Tama County, IA
USGenWeb Project

Star – Clipper Supplement
Traer, Iowa, April 8, 1887
History of North Tama
By Daniel Connell

Chapter XXX
Annual Meetings

There is a time in the life of man and woman that is of interest-the time when they leave the home of their birth and childhood, their parents and all the pleasing associations of life. The emigrant, however much he expects to better his fortunes by emigration, parts with the land of his nativity with misgivings, and reaches his destination in sorrow and uncertainty. Particularly in this the case if the person seeks a new country. There is something about it undefined, and the mind pictures hardships and dangers. When at last the emigrant overcomes all obstacles and when success has crowned his efforts there are few more pleasing thoughts than the retrospective, and the sweetest of delights is to gather together and rehearse the incidents of their sojourn in the new land. Annual meetings of old settlers are becoming common in the West since the old settlers have become able to enjoy themselves, and nothing is more interesting to them at these reunions than the recitation of the history of those old days, at that time days of strife for life and comfort, but now days of ease and prosperity to very many.

People never tire of the oft told tale of the early day, whether told in book or on the platform. We are interested in the history of the community we helped to create, deeply interested. The first man here and when he came; who made the first land entry and when; who were first married and what the bride wore, and who performed the ceremony; the first birth and the first death are of interest. Also the first meeting and the first school; the first election, number of votes and who was elected; the erection of a saw and grist mill; the long trips to market, the enjoyments of those trips, enjoyments that are now unknown, and many other matters which are of interest. As the years glide by the early settlers one by one are passing away, and soon there will be no one left to tell the story.

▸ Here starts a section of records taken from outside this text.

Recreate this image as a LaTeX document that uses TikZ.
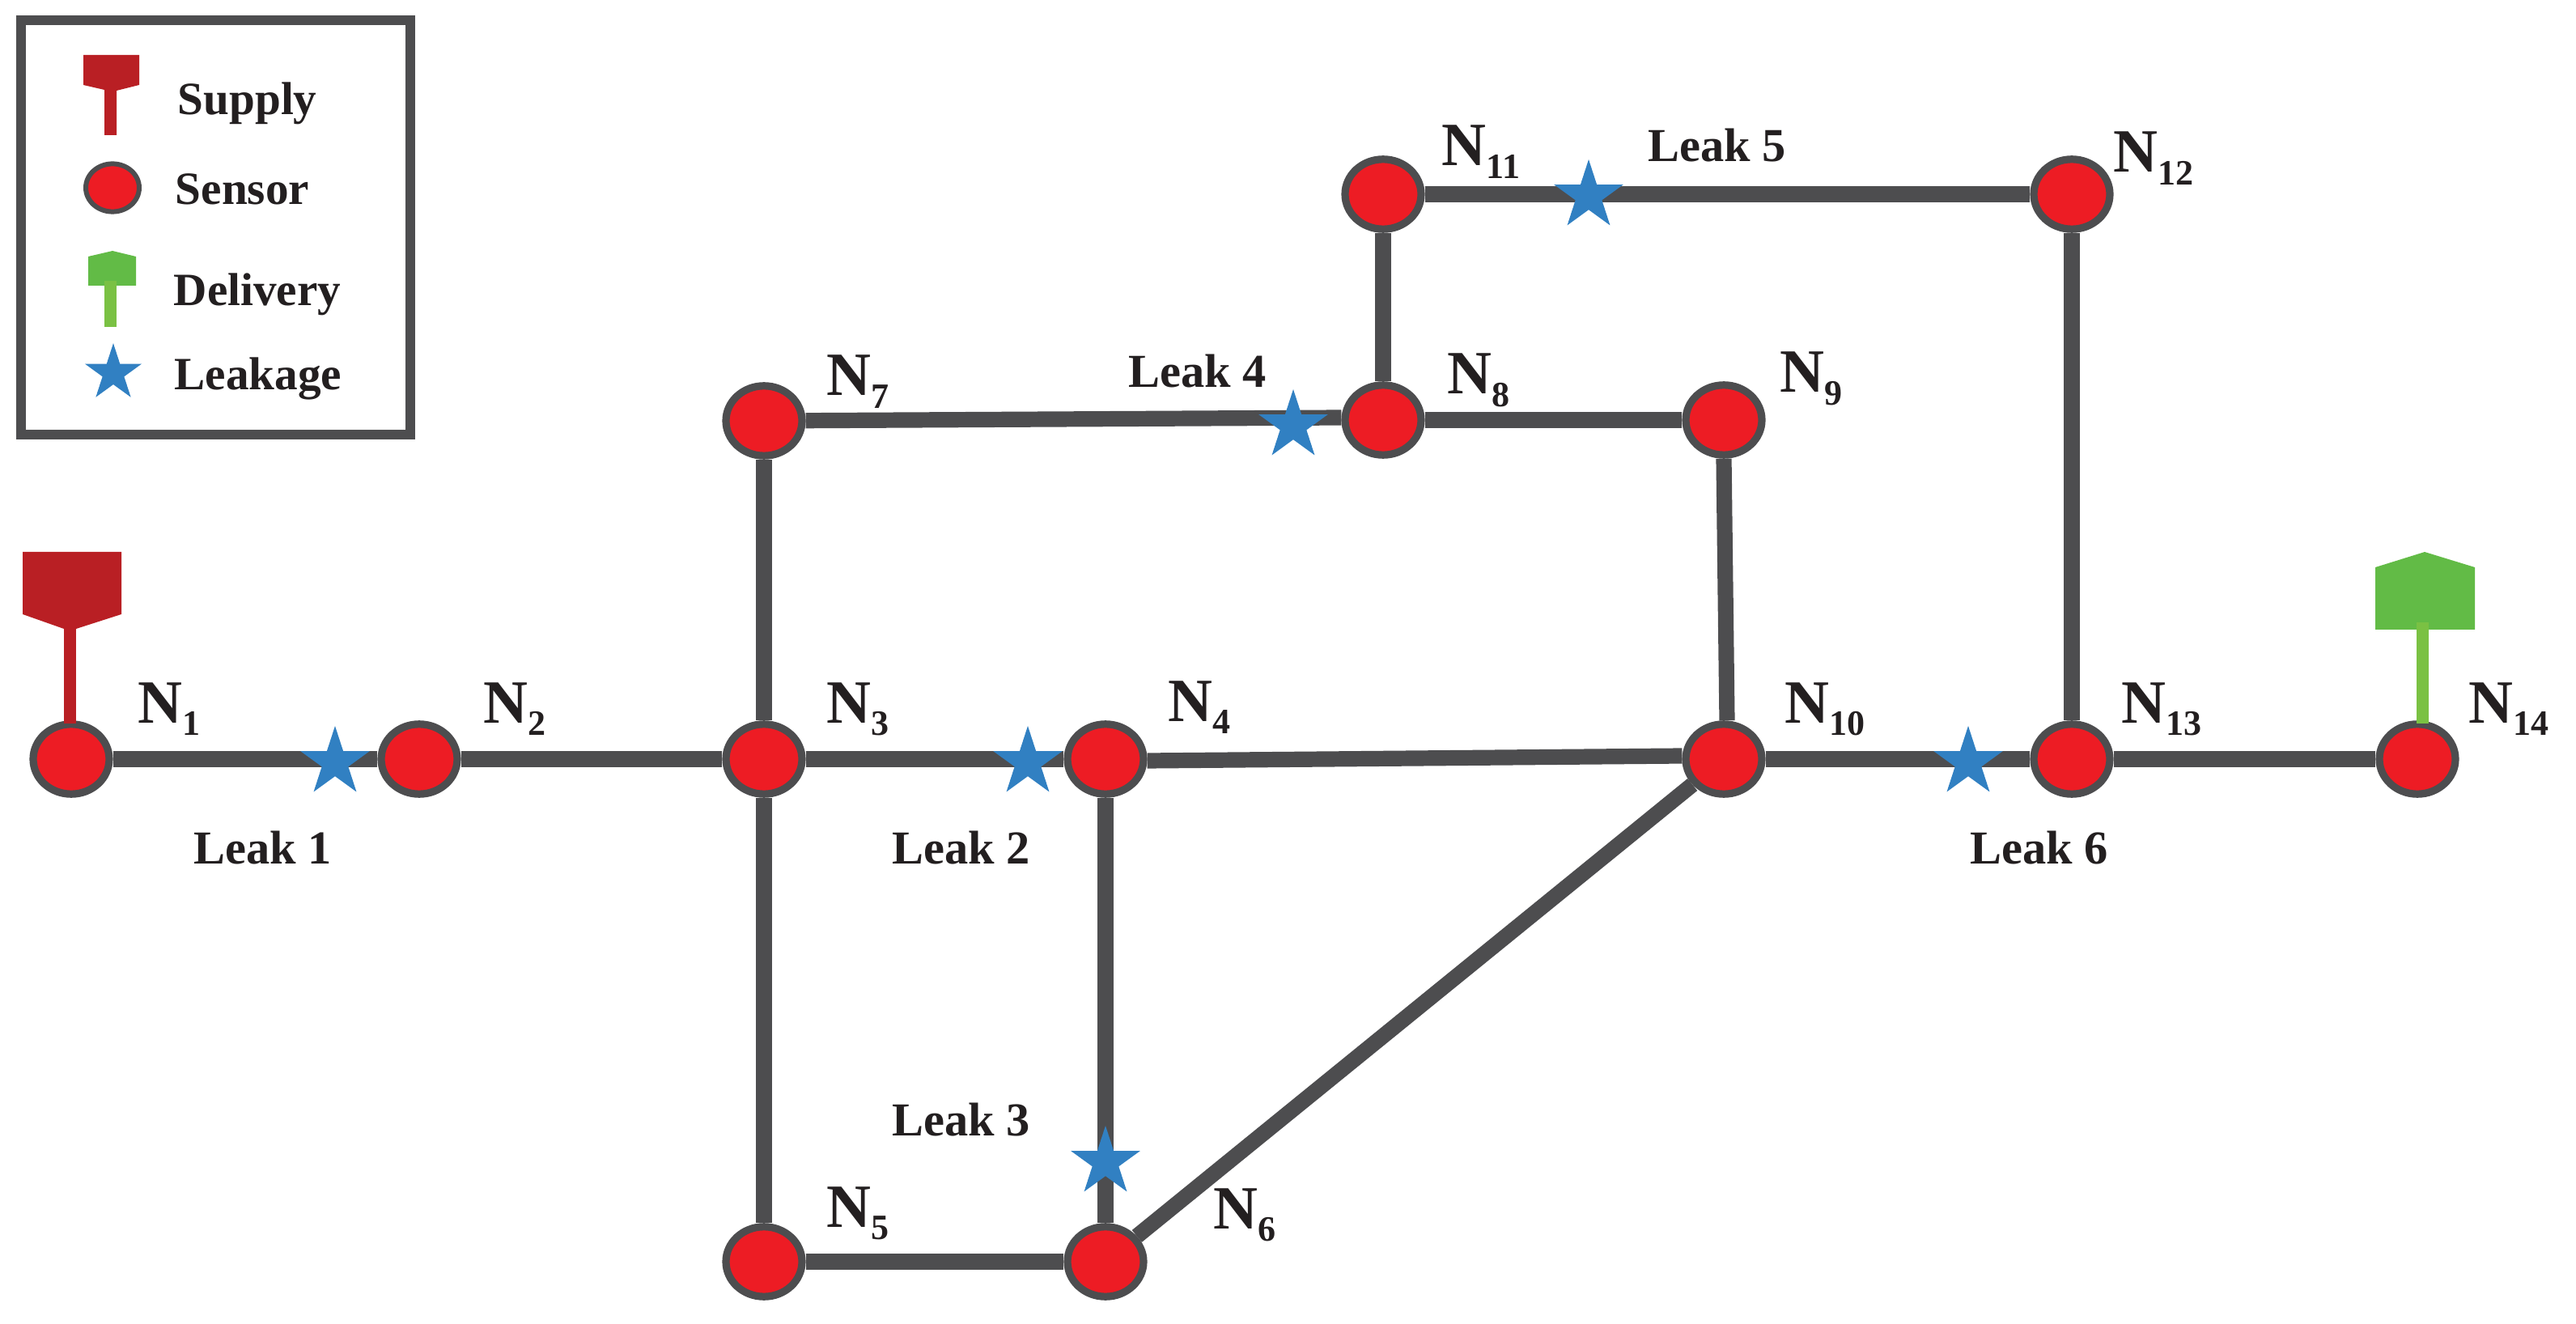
\documentclass[tikz,border=0pt]{standalone}
\usepackage{fontspec}
\setmainfont{Liberation Serif}
\usetikzlibrary{shapes.geometric,backgrounds}

\definecolor{pipegrey}{HTML}{4D4D4F}
\definecolor{sensorred}{HTML}{ED1C24}
\definecolor{supplyred}{HTML}{B91F24}
\definecolor{deliverygreen}{HTML}{62BB46}
\definecolor{stemgreen}{HTML}{7AC143}
\definecolor{leakblue}{HTML}{3180C2}
\definecolor{inkblack}{HTML}{231F20}

\tikzset{
  sensor/.style={ellipse,draw=pipegrey,fill=sensorred,line width=2.3pt,inner sep=0pt,minimum width=23.5pt,minimum height=21.6pt},
  smallsensor/.style={sensor,line width=1.5pt,minimum width=16.5pt,minimum height=14.8pt},
  leak/.style={star,star points=5,star point ratio=2.618,fill=leakblue,inner sep=0pt,minimum size=22.5pt},
  smallleak/.style={leak,minimum size=18.4pt},
  pipe/.style={draw=pipegrey,line width=4.8pt},
  nlabel/.style={anchor=base west,inner sep=0pt,text=inkblack,font=\fontsize{19}{19}\selectfont\bfseries},
  leaklabel/.style={anchor=base west,inner sep=0pt,text=inkblack,font=\fontsize{14.6}{14.6}\selectfont\bfseries},
  keylabel/.style={leaklabel,font=\fontsize{14.3}{14.3}\selectfont\bfseries}
}
\newcommand{\nsub}[1]{\raisebox{-0.2em}{\fontsize{11}{11}\selectfont #1}}

\begin{document}
\begin{tikzpicture}[x=0.25pt,y=0.25pt,yscale=-1]
\useasboundingbox (0,0) rectangle (3183,1636);

% legend
\draw [pipegrey,line width=3.1pt] (26,25) rectangle (507,537);
\fill [supplyred] (103,68) -- (172,68) -- (172,105) -- (144,112) -- (144,167) -- (129,167) -- (129,111) -- (103,105) -- cycle;
\node [smallsensor] (keysensor) at (139,232) {};
\fill [deliverygreen] (109,317) -- (139,310) -- (168,317) -- (168,353) -- (109,353) -- cycle;
\fill [stemgreen] (129,347) rectangle (144,404);
\node [smallleak] (keyleak) at (140,461) {};
\node [keylabel] (keysupply) at (219,142) {Supply};
\node [keylabel] (keysens) at (216,253) {Sensor};
\node [keylabel] (keydelivery) at (214,378) {Delivery};
\node [keylabel] (keyleakage) at (215,482) {Leakage};

% sensors
\node [sensor] (N1) at (88,938) {};
\node [sensor] (N2) at (518,938) {};
\node [sensor] (N3) at (944,938) {};
\node [sensor] (N4) at (1366,938) {};
\node [sensor] (N5) at (944,1559) {};
\node [sensor] (N6) at (1366,1559) {};
\node [sensor] (N7) at (944,520) {};
\node [sensor] (N8) at (1709,519) {};
\node [sensor] (N9) at (2130,519) {};
\node [sensor] (N10) at (2130,938) {};
\node [sensor] (N11) at (1709,240) {};
\node [sensor] (N12) at (2560,240) {};
\node [sensor] (N13) at (2560,938) {};
\node [sensor] (N14) at (2987,938) {};

% pipes
\begin{pgfonlayer}{background}
\draw [pipe] (N1) -- (N2);
\draw [pipe] (N2) -- (N3);
\draw [pipe] (N3) -- (N4);
\draw [pipe] ([yshift=0.5pt]N4.east) -- ([yshift=-1pt]N10.west);
\draw [pipe] (N10) -- (N13);
\draw [pipe] (N13) -- (N14);
\draw [pipe] (N3) -- (N7);
\draw [pipe] (N3) -- (N5);
\draw [pipe] (N5) -- (N6);
\draw [pipe] (N4) -- (N6);
\draw [pipe] (N6) -- (N10);
\draw [pipe] (N7) -- ([yshift=-0.75pt]N8.west);
\draw [pipe] (N8) -- (N9);
\draw [pipe] (N9.south) -- ([xshift=1pt]N10.north);
\draw [pipe] (N8) -- (N11);
\draw [pipe] (N11) -- (N12);
\draw [pipe] (N12) -- (N13);
\end{pgfonlayer}

% supply and delivery
\fill [supplyred] (28,682) -- (150,682) -- (150,759) -- (94,777) -- (79,777) -- (28,759) -- cycle;
\coordinate (supplybase) at (86.5,770);
\draw [supplyred,line width=3.6pt] (supplybase) -- ([yshift=1pt]supplybase |- N1.north);
\fill [deliverygreen] (2935,701) -- (2996,682) -- (3058,701) -- (3058,778) -- (2935,778) -- cycle;
\coordinate (deliverybase) at (2993.5,769);
\draw [stemgreen,line width=3.75pt] (deliverybase) -- ([yshift=1pt]deliverybase |- N14.north);

% leaks
\node [leak] (leakA) at (414,942) {};
\node [leak] (leakB) at (1270,942) {};
\node [leak] (leakC) at (1366,1436) {};
\node [leak] (leakD) at (1598,526) {};
\node [leak] (leakE) at (1963,242) {};
\node [leak] (leakF) at (2432,942) {};

% labels
\node [nlabel] (lN1) at (170,893) {N\nsub{1}};
\node [nlabel] (lN2) at (597,893) {N\nsub{2}};
\node [nlabel] (lN3) at (1021,893) {N\nsub{3}};
\node [nlabel] (lN4) at (1443,891) {N\nsub{4}};
\node [nlabel] (lN5) at (1021,1516) {N\nsub{5}};
\node [nlabel] (lN6) at (1499,1518) {N\nsub{6}};
\node [nlabel] (lN7) at (1021,489) {N\nsub{7}};
\node [nlabel] (lN8) at (1788,487) {N\nsub{8}};
\node [nlabel] (lN9) at (2199,485) {N\nsub{9}};
\node [nlabel] (lN10) at (2205,893) {N\nsub{10}};
\node [nlabel] (lN11) at (1781,205) {N\nsub{11}};
\node [nlabel] (lN12) at (2611,213) {N\nsub{12}};
\node [nlabel] (lN13) at (2621,893) {N\nsub{13}};
\node [nlabel] (lN14) at (3050,893) {N\nsub{14}};

\node [leaklabel] (tleakA) at (239,1067) {Leak 1};
\node [leaklabel] (tleakB) at (1102,1067) {Leak 2};
\node [leaklabel] (tleakC) at (1102,1403) {Leak 3};
\node [leaklabel] (tleakD) at (1394,479) {Leak 4};
\node [leaklabel] (tleakE) at (2036,200) {Leak 5};
\node [leaklabel] (tleakF) at (2434,1067) {Leak 6};
\end{tikzpicture}
\end{document}
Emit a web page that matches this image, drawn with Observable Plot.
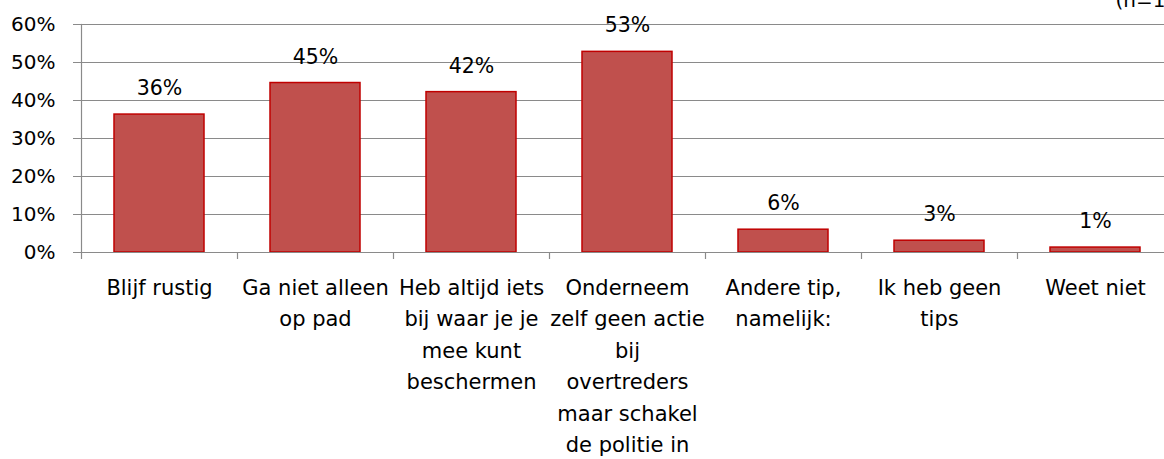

To perpetuate this interest these annual reunions are of importance as well as for the enjoyment of the occasion. They have not had as much prominence in this settlement as they should have had. They have been substituted in a large measure by our Fourth of July celebrations of which we have treated.

In the early summer of 1875 it was determined to have an old settlers reunion in the autumn, and Daniel Connell accepted the task to deliver a historical address. The gathering was in the Congregational church, which was densely crowded. The address was followed by one of James Wilson. So well pleased were all with this meeting it was resolved to have another the following year.

In 1876 the old settlers' meeting was a success, and was held in Seaver & McClary's Hall. The weather was favorable-moon at the full. The large hall was filled, many being present who were not the previous years.

To determine the character of the audience as to their claims to be denominated old settlers those who had been in the settlement fifteen years were asked to arise, when a large number arose.

Those of twenty years standing-1858-were quite numerous, and when the twenty-three years'-1855-residents were called there arose more than a score, and when the twenty-five years'-1853-veterans arose there were twelve, and there were several who had a twenty-six years' residence.

The meeting was opened by the entire audience singing that grand old hymn, "Old Hundred;" prayer by the chaplain, Rev. S. W. Ingham, of early days.

Speeches short and to the subject were made in the following order: Mr. Ingham, D. Connell, W. Wilson, G. Sloss, Mrs. Branaman, James Fowler, J. T. Ames, T. F. Clark, Mr. Bailey, of Howard, and Rev. Mr. Smith.

T. F. Clark sang "Tis twenty years ago, Tom," with fine effect, and the choir of 1856, consisting of T. F. Clark, chorister, Dr. Daniel and wife, Q. D.Hartshorn and wife, Mrs. Mary Ames and Mrs. Jane Smith, sang" The Old House at Home."

The crowning event of the evening was the representation of a singing class as conducted by Joe Vertrees, an eccentric singing master of our early day. The representation was by John Wilson, Jr., a prince of imitators, and a more side-splitting performance is seldom given. At half past ten supper was announced, when nearly one hundred went to the Best House, and for an hour discussed a meal such as the settlers did not have in the "auld lang syne." The old settlers' meeting of 1878 will long be remembered by the survivors.

The reunion of 1886 was held in the opera house in October. There were no conventional addresses, but short speeches were made by J. T. Ames, W. Wilson, T. F. Clark, A. Wood, J. H. Scott, Rev. S. W. Ingham, B. Keeler, John Gray, and Rev. Dr. Bingham. In all probability these meetings will be continued by the sons and daughters of the first settlers long after the old ones shall be gathered to their Father.